“Consulting was fantastic — however, I had to walk away from recommendations and not get to see them go live,” noted Wharton Grad Neha Goel in a conversation with the Financial Times about why she skipped out on the traditional career path of MBAs everywhere in consulting in favor of a life in a “scrappy” FinTech environment.
“[FinTech] offered fast-moving innovation with dramatic and rapid results,” according to Goel.
FinTech founders often are business school alumni — and as their startups move into being well established firms, they are returning “home” to recruit.
In 2015, Goldman Sachs estimated that $4.7 trillion of financial services revenue was at risk of displacement from FinTech groups. And where there is money to be made, there are MBAs ready to make it — especially if they can also do it in a small environment where they can standout as a “vital member of the team,” according to one business school’s director of talent and careers.
“One of the biggest talent acquisition concerns of big banks is losing top talent to FinTech and other technology companies.”

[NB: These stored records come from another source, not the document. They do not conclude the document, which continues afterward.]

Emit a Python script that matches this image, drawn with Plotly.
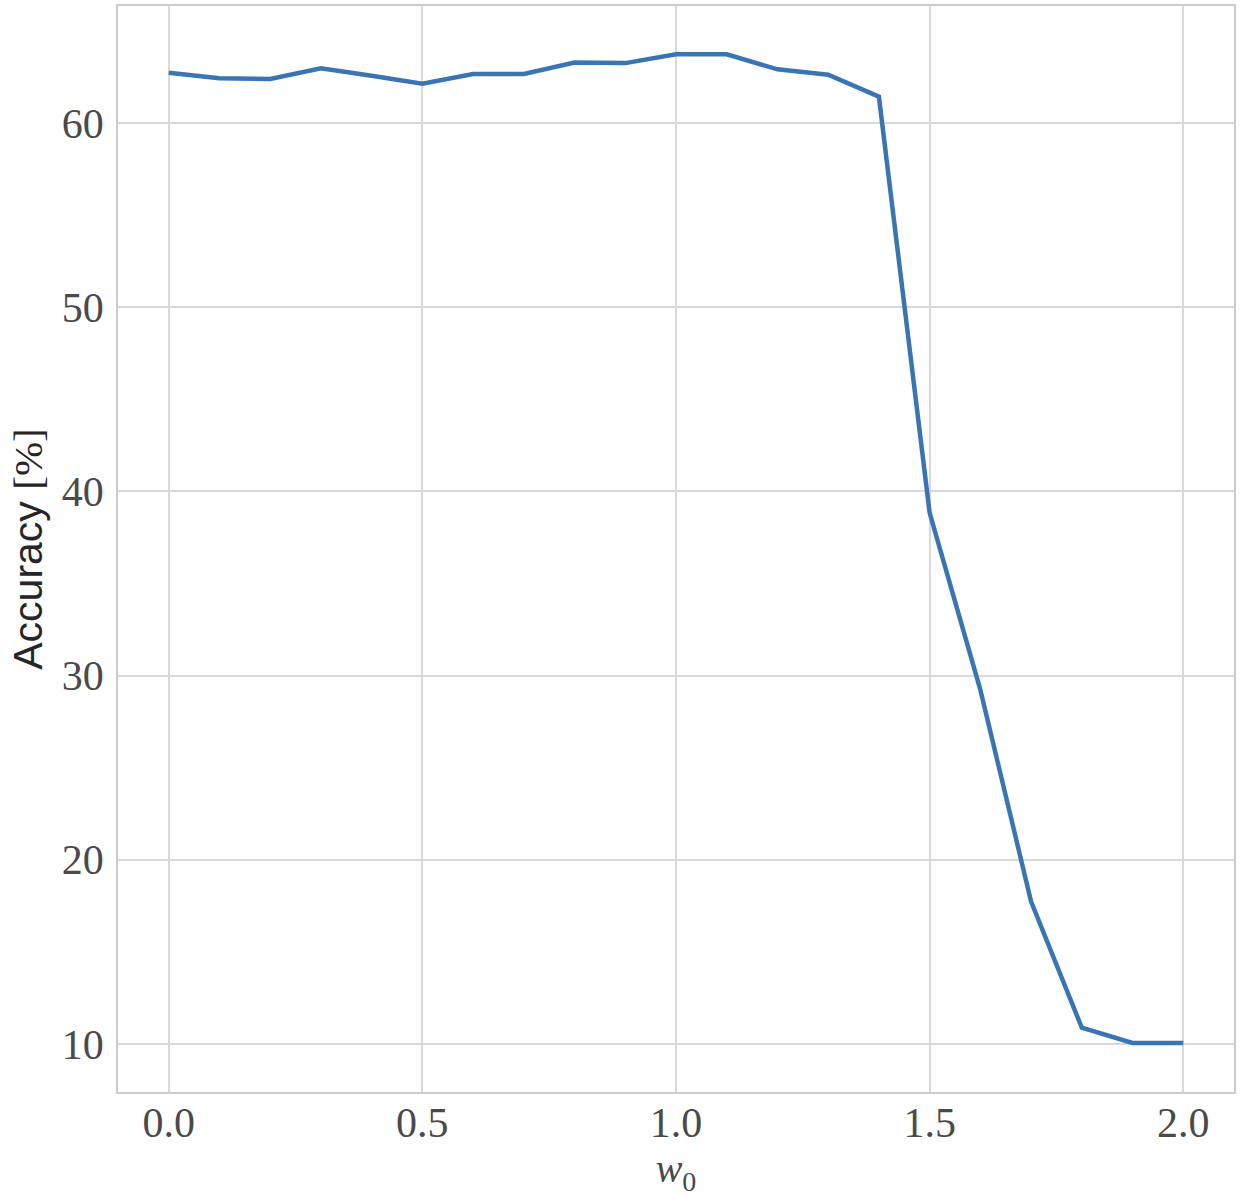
import plotly.graph_objects as go

w0 = [0.0, 0.1, 0.2, 0.3, 0.4, 0.5, 0.6, 0.7, 0.8, 0.9, 1.0,
      1.1, 1.2, 1.3, 1.4, 1.5, 1.6, 1.7, 1.8, 1.9, 2.0]
accuracy = [62.73, 62.43, 62.39, 62.97, 62.56, 62.13, 62.66, 62.66, 63.28, 63.25, 63.73,
            63.73, 62.91, 62.62, 61.43, 38.83, 29.22, 17.73, 10.88, 10.05, 10.05]

x_ticks = [0.0, 0.5, 1.0, 1.5, 2.0]
x_ticklabels = ["0.0", "0.5", "1.0", "1.5", "2.0"]
y_ticks = [10, 20, 30, 40, 50, 60]
y_ticklabels = ["10", "20", "30", "40", "50", "60"]

fig = go.Figure()
fig.add_trace(go.Scatter(
    x=w0, y=accuracy, mode="lines",
    line=dict(color="#3a75b3", width=4.5),
    showlegend=False,
))

serif = "Liberation Serif, Times New Roman, serif"
grid = "#d9d9d9"

fig.update_layout(
    width=1242, height=1198,
    margin=dict(l=118, r=8, t=6, b=106),
    paper_bgcolor="white", plot_bgcolor="white",
    font=dict(family=serif, size=42, color="#4a4a4a"),
)
fig.update_xaxes(
    range=[-0.1, 2.1], automargin=False,
    tickmode="array", tickvals=x_ticks, ticktext=x_ticklabels,
    showgrid=True, gridcolor=grid, gridwidth=1.5,
    showline=True, mirror=True, linecolor="#cccccc", linewidth=1.5,
    zeroline=False, ticks="", ticklabelstandoff=-7,
    tickfont=dict(family=serif, size=42, color="#4a4a4a"),
    title=dict(text="<i>w</i><sub>0</sub>", standoff=0,
               font=dict(family=serif, size=40, color="#4a4a4a")),
)
fig.update_yaxes(
    range=[7.39, 66.35], automargin=False,
    tickmode="array", tickvals=y_ticks, ticktext=y_ticklabels,
    showgrid=True, gridcolor=grid, gridwidth=1.5,
    showline=True, mirror=True, linecolor="#cccccc", linewidth=1.5,
    zeroline=False, ticks="", ticklabelstandoff=4,
    tickfont=dict(family=serif, size=42, color="#4a4a4a"),
    title=dict(text="Accuracy <span style='font-family:Liberation Serif'>[%]</span>",
               standoff=6,
               font=dict(family="Liberation Sans, Arial, sans-serif", size=41, color="#262626")),
)

fig.write_html("out.html", config={"displayModeBar": False},
               post_script="document.body.style.margin='0';document.body.style.overflow='hidden';")
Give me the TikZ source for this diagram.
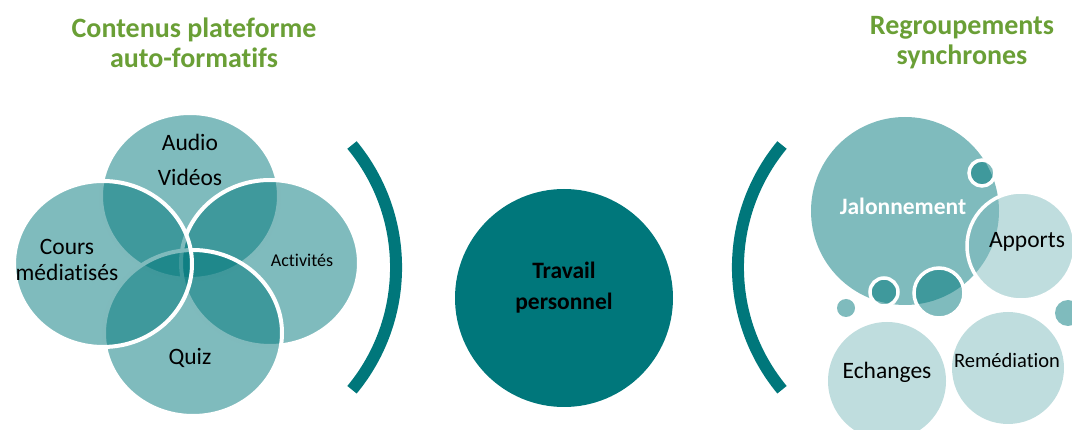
\documentclass[tikz,border=0pt]{standalone}
\usepackage{fontspec}
\setmainfont[Ligatures=NoCommon]{Carlito}
\usetikzlibrary{shapes.geometric}
\definecolor{petrol}{HTML}{00777B}
\definecolor{paleteal}{HTML}{80BBBD}
\definecolor{titlegreen}{HTML}{6A9F36}
\tikzset{
  petal/.style={ellipse, inner sep=0pt, minimum width=178pt, minimum height=166pt,
    fill=petrol, fill opacity=0.5, draw=white, line width=4pt},
  bubble/.style={circle, inner sep=0pt, fill=petrol, fill opacity=0.5, draw=white, line width=3.5pt},
  palebubble/.style={circle, inner sep=0pt, fill=paleteal, fill opacity=0.5, draw=white, line width=3.5pt},
  bracket/.style={draw=petrol, line width=12pt},
  heading/.style={font=\fontsize{28}{30}\selectfont\bfseries, text=titlegreen, align=center},
  lbl/.style={font=\fontsize{23.5}{26}\selectfont, align=center},
}
\begin{document}
\begin{tikzpicture}[x=1pt,y=-1pt]
\useasboundingbox (0,0) rectangle (1072,430);
\node [heading] (lefttitle) at (194,43) {Contenus plateforme\\auto-formatifs};
\node [heading] (righttitle) at (962,43) {Regroupements\\synchrones};
\node [petal] (media) at (190,196) {};
\node [petal] (tasks) at (270,263) {};
\node [petal] (quiz) at (193,333) {};
\node [petal] (course) at (103,264) {};
\node [lbl] (audio) at (190,142) {Audio};
\node [lbl] (video) at (190,177) {Vidéos};
\node [lbl] (coursetext) at (67,260) {Cours\\médiatisés};
\node [lbl, font=\fontsize{18}{20}\selectfont] (taskstext) at (302,260) {Activités};
\node [lbl] (quiztext) at (190,358) {Quiz};
\draw [bracket] (352,145) arc [start angle=-39.6, end angle=39.6, radius=192];
\node [circle, inner sep=0pt, minimum size=218pt, fill=petrol] (work) at (564,298) {};
\node [lbl, font=\fontsize{23.5}{31}\selectfont\bfseries] (worktext) at (564,288) {Travail\\personnel};
\draw [bracket] (782,145) arc [start angle=219.6, end angle=140.4, radius=192];
\node [bubble, minimum size=188pt, draw=none] (milestone) at (905,211) {};
\node [bubble, minimum size=26pt] (dotone) at (982,173) {};
\node [palebubble, minimum size=108pt] (input) at (1021,246) {};
\node [bubble, minimum size=28pt] (dottwo) at (884,292) {};
\node [bubble, minimum size=50pt] (dotthree) at (939,293) {};
\node [bubble, minimum size=18pt, draw=none] (dotfour) at (846,308) {};
\node [bubble, minimum size=26pt, draw=none] (dotfive) at (1068,313) {};
\node [palebubble, minimum size=118pt, draw=none] (talk) at (887,381) {};
\node [palebubble, minimum size=112pt, draw=none] (remedy) at (1008,368) {};
\node [lbl, font=\fontsize{23.5}{26}\selectfont\bfseries, text=white] (milestonetext) at (903,206) {Jalonnement};
\node [lbl] (inputtext) at (1027,242) {Apports};
\node [lbl] (talktext) at (887,372) {Echanges};
\node [lbl, font=\fontsize{20.5}{22}\selectfont] (remedytext) at (1007,360) {Remédiation};
\end{tikzpicture}
\end{document}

FinTechs pay less — $99,255 is the average starting salary for an MBA graduate at a tech startup that has yet to complete a funding round — and a single year of B-School at a top-tier program can clock in at over $100,000. MBA graduates are unlikely to join FinTech companies in the expectation of high salaries — though they do go in looking for other incentives like equity in a firm that could explode.
“In the U.K., people are a lot less familiar with having remuneration based on equity rather than cash and a bonus — but not among MBAs, who come with an understanding that equity can be a more valuable reward,” one FinTech CEO told the Financial Times.